Verspielt fährt sich die Frau mir gegenüber durch die Haare, sinniert, schaut, mit klugem Blick, über ihre Bibliothek, sagt:

„Diese Ursprünglichkeit und die tiefe Verwurzelung des Theaters in der Gesellschaft ist in Deutschland nicht zu finden. Aber wir können wieder damit beginnen, jeden Tag ja sagen, zum Leben und zum lebendigen Theater. Ich habe gespürt, die Menschen dort brauchen unseren Blick und wir brauchen ihren. Als mein Freund, Prof. Dr. Israfeel Schaheen, der das Theaterinstitut der Universität in Dhaka leitet, bemerkte, wie wichtig der Austausch durch die Workshops für seine Studenten war, haben wir andere Universitäten besucht, auch dort gearbeitet - und natürlich viel erlebt.
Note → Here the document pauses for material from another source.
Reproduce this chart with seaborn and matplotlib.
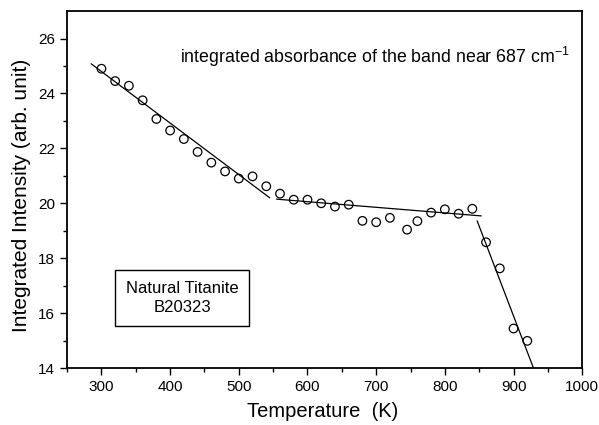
import pandas as pd
import seaborn as sns
import matplotlib.pyplot as plt

temperature = [300, 320, 340, 360, 380, 400, 420, 440, 460, 480, 500, 520, 540,
               560, 580, 600, 620, 640, 660, 680, 700, 720, 745, 760, 780, 800,
               820, 840, 860, 880, 900, 920]
intensity = [24.9, 24.45, 24.28, 23.75, 23.07, 22.65, 22.34, 21.87, 21.48, 21.16,
             20.9, 20.98, 20.62, 20.35, 20.13, 20.13, 20.0, 19.88, 19.95, 19.36,
             19.31, 19.47, 19.04, 19.35, 19.66, 19.78, 19.62, 19.8, 18.58, 17.63,
             15.44, 14.99]

# fitted line segments
fit1_x = [285, 545]
fit1_y = [25.08, 20.2]
fit2_x = [555, 853]
fit2_y = [20.15, 19.54]
fit3_x = [847, 929]
fit3_y = [19.36, 14.0]

df = pd.DataFrame({"T": temperature, "I": intensity})

sns.set_style("ticks")
plt.rcParams["font.family"] = ["Liberation Sans", "DejaVu Sans"]
plt.rcParams["text.color"] = "black"
plt.rcParams["axes.labelcolor"] = "black"
plt.rcParams["xtick.color"] = "black"
plt.rcParams["ytick.color"] = "black"

fig = plt.figure(figsize=(5.99, 4.25), dpi=100)
ax = fig.add_axes([0.112, 0.134, 0.86, 0.84])

sns.scatterplot(x="T", y="I", data=df, ax=ax, marker="o", s=38,
                facecolor="none", edgecolor="black", linewidth=0.9)
for fx, fy in [(fit1_x, fit1_y), (fit2_x, fit2_y), (fit3_x, fit3_y)]:
    sns.lineplot(x=fx, y=fy, ax=ax, color="black", linewidth=0.9)

ax.set_xlim(250, 1000)
ax.set_ylim(14, 27)
ax.set_xticks([300, 400, 500, 600, 700, 800, 900, 1000])
ax.set_xticks(range(250, 1000, 100), minor=True)
ax.set_yticks([14, 16, 18, 20, 22, 24, 26])
ax.set_yticks([15, 17, 19, 21, 23, 25], minor=True)
ax.tick_params(which="major", direction="out", length=5, width=1, labelsize=11)
ax.tick_params(which="minor", direction="out", length=3, width=1)
for sp in ax.spines.values():
    sp.set_linewidth(1.3)
    sp.set_color("black")

ax.set_xlabel("Temperature  (K)", fontsize=14.5, va="center")
ax.set_ylabel("Integrated Intensity (arb. unit)", fontsize=15, va="center")
ax.xaxis.set_label_coords(0.497, -0.123)
ax.yaxis.set_label_coords(-0.089, 0.485)

ax.text(0.219, 0.871, "integrated absorbance of the band near 687 cm$^{\\mathregular{-1}}$",
        transform=ax.transAxes, fontsize=12.8, ha="left", va="center")
ax.text(0.223, 0.196, "Natural Titanite\nB20323", transform=ax.transAxes,
        fontsize=12, ha="center", va="center", linespacing=1.35,
        bbox=dict(boxstyle="square,pad=0.65", facecolor="white",
                  edgecolor="black", linewidth=1))

fig.savefig("out.png", dpi=100)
Es war herrlich.“

Also gibt es auch ein Fazit für die jetzige Arbeit der Schauspielerin Julia Lindig:

„Theater ist ein Lebensmittel.“

In einem sehr grundsätzlichen Vortrag hat Julia Lindig das in Bangladesch ausgeführt: Öffnet internen Link im aktuellen Fenster"Please take part in every kind of miracle"

„Alles, was an Nachrichten aus Asien hier ankommt, ist problematisch: Katastrophen, Unterdrückung, Armut. Wir müssen lernen, dass die Menschen dort nicht nur billig produzieren, sondern etwas ganz Eigenes und sehr Wertvolles haben. Wir müssen lernen, dass wir es sind, die nur die Seite des billigen Konsums wahrnehmen und alles andere ignorieren. Da haben wir einen riesigen blinden Fleck, den wir nicht haben sollten, wenn wir wirklich das sein wollen, was wir nicht sind, eine achtungsvolle und sozial entwickelte Gesellschaft! Mein gesellschaftliches und politisches Ziel ist, die lebendige und vielfältige Kultur dort sichtbar zu machen.“

„Theater gehört ins Leben.“

„An dieser Stelle setzt meine persönliche Verantwortung ein, die ich gerne mit anderen teile. Wir machen Theater – dort, auf den blinden Flecken unserer Landkarten! - und holen es hierher, um uns auszutauschen und die Welt ein bisschen bunter zu machen, für alle, die dabei sein wollen. Das natürlich ist die persönliche Entscheidung, die jeder selbst zu treffen hat. Wir jedenfalls legen los.“

Die Bretter, die die Welt bedeuten, gewinnen so einen völlig neuen Wert.